FHA’s real value is access. If it’s the loan that gets your offer accepted and gets you the keys without draining every dollar you have, that can beat waiting.

Taking A Conventional Loan Over FHA: A Practical Decision Map

Here’s a quick way to sort your own situation before you call lenders. It’s not a crystal ball. It’s a shortcut to the right questions.

Your Situation Often Points Toward What To Ask A Lender
Score is strong and stable Conventional What’s the PMI cost at my down payment, and when can it be removed?
Small down payment and limited reserves FHA What’s cash to close with upfront MIP rolled in vs paid at closing?
Plan to keep the home 10+ years Depends Show total cost over 5 years and 10 years with the insurance rules.
Older home, minor repairs visible Conventional Any appraisal condition requirements from your side?
Plan to refinance when equity rises FHA now, conventional later What equity and credit targets make a refinance realistic for me?
Near local loan limit thresholds Whichever fits limits Is this loan amount conforming, FHA within county caps, or jumbo?
Trying to keep the payment as low as possible Depends Compare rate + insurance together, not rate alone.

Common Traps That Make People Pick The Wrong One

Trap 1: Comparing Rates Without Insurance

FHA rates can look lower on paper. If you ignore monthly MIP, you can misread the deal. Always compare the full payment line: principal, interest, taxes, insurance, plus PMI or MIP.

Trap 2: Treating “Low Down Payment” As Free Money

Low down is a tool. It can also mean higher monthly costs and slower equity build at the start.

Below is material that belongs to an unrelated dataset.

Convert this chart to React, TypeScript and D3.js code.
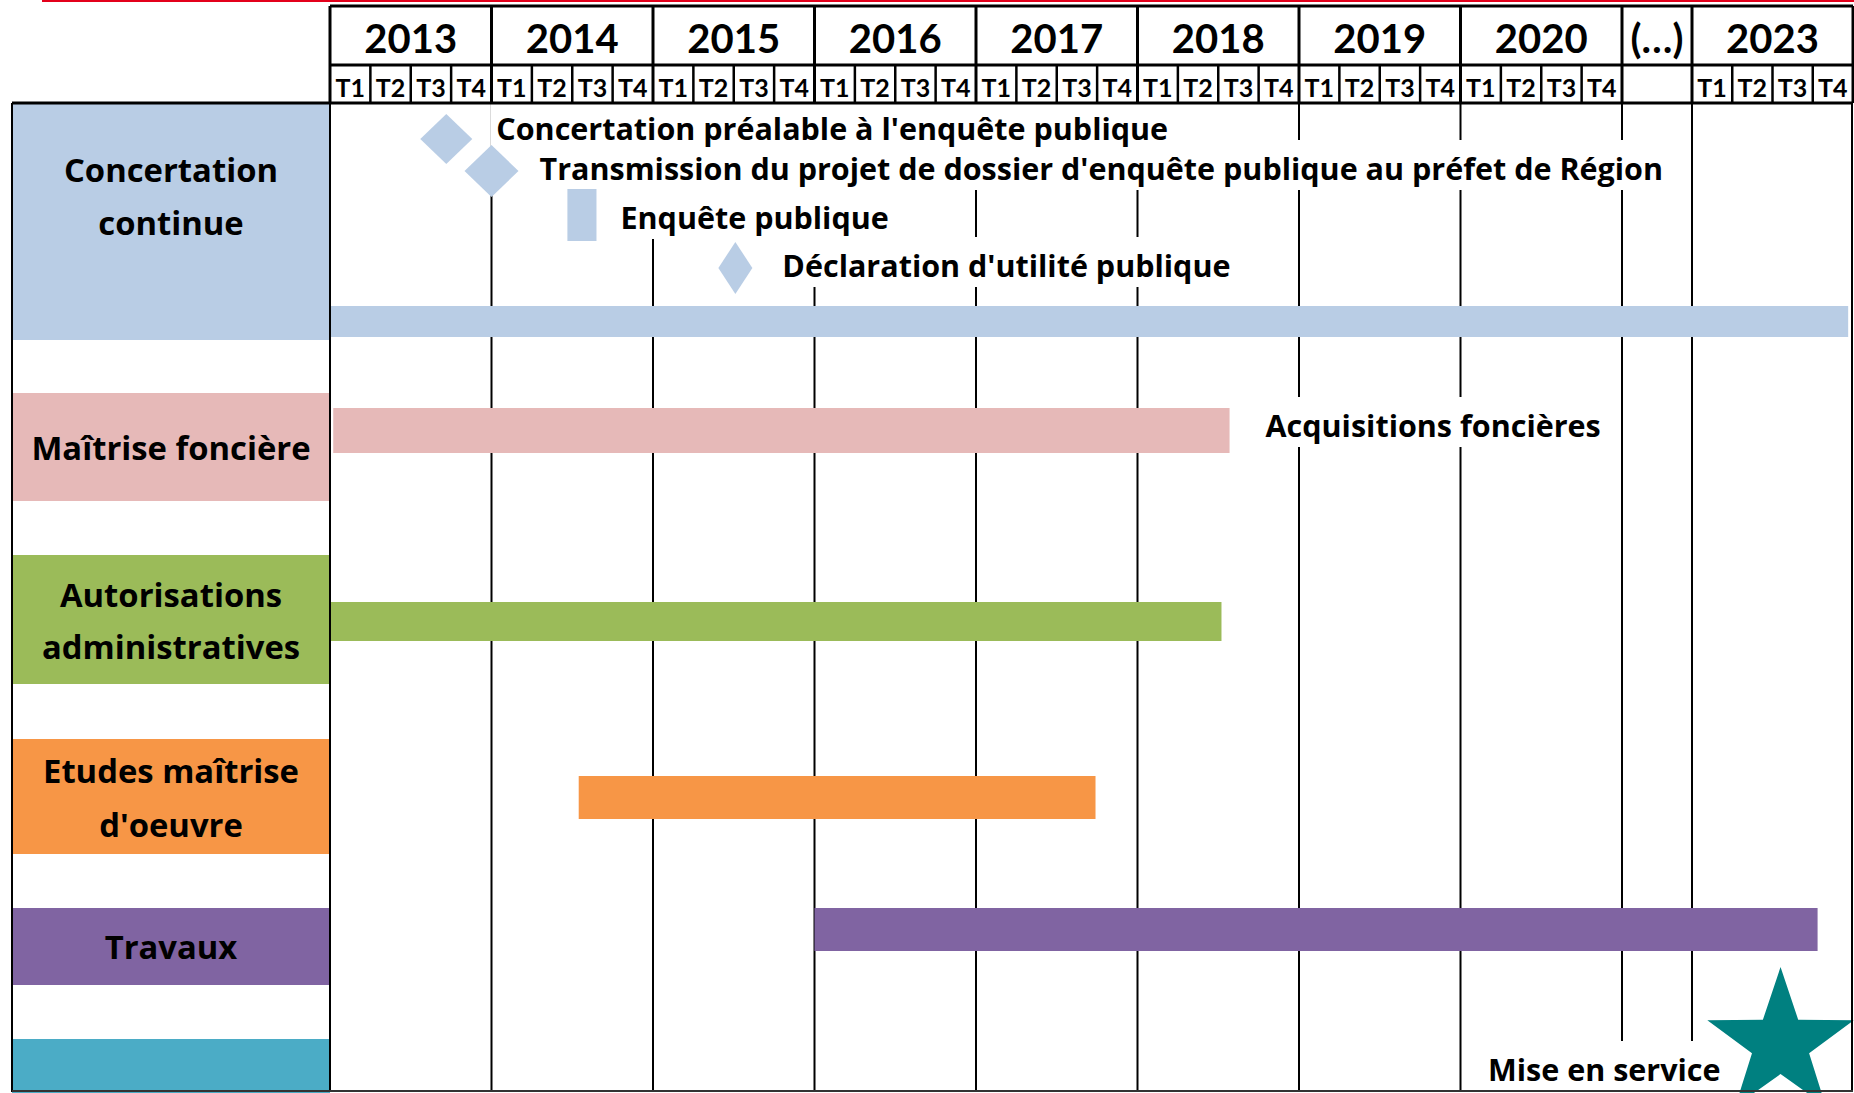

That’s fine if it fits your budget and timeline. It’s rough if your monthly cushion is thin.

Trap 3: Forgetting The Exit Plan

If you expect a refinance later, be honest about what needs to change first. Better credit, higher income, lower debts, more equity, or lower rates. If none of those are likely, pick the loan that you can live with as-is.

A Simple Script For Talking To Lenders

If you want clean answers, keep it simple and repeatable. You can copy this into an email:

  • Please price a conventional loan and an FHA loan for the same purchase price and down payment.
  • Assume zero discount points on both quotes unless I ask for points.
  • Show the monthly PMI or MIP amount and the upfront premium amount if any.
  • List total cash to close and the full estimated monthly payment.
  • Tell me what needs to happen for mortgage insurance to be removed or dropped later.

That set of questions keeps the conversation grounded in numbers, not sales talk.

So, Which One Is Better For You?

If your credit is strong and you can put down enough to get a reasonable PMI quote, conventional often wins on long-run cost and flexibility. If your down payment is small or your credit profile makes conventional pricing feel harsh, FHA can be the smarter bridge into ownership.

The clean move is to get both quotes on the same day, then compare rate and insurance as one package. When those two pieces line up in your favor, the winner is usually obvious.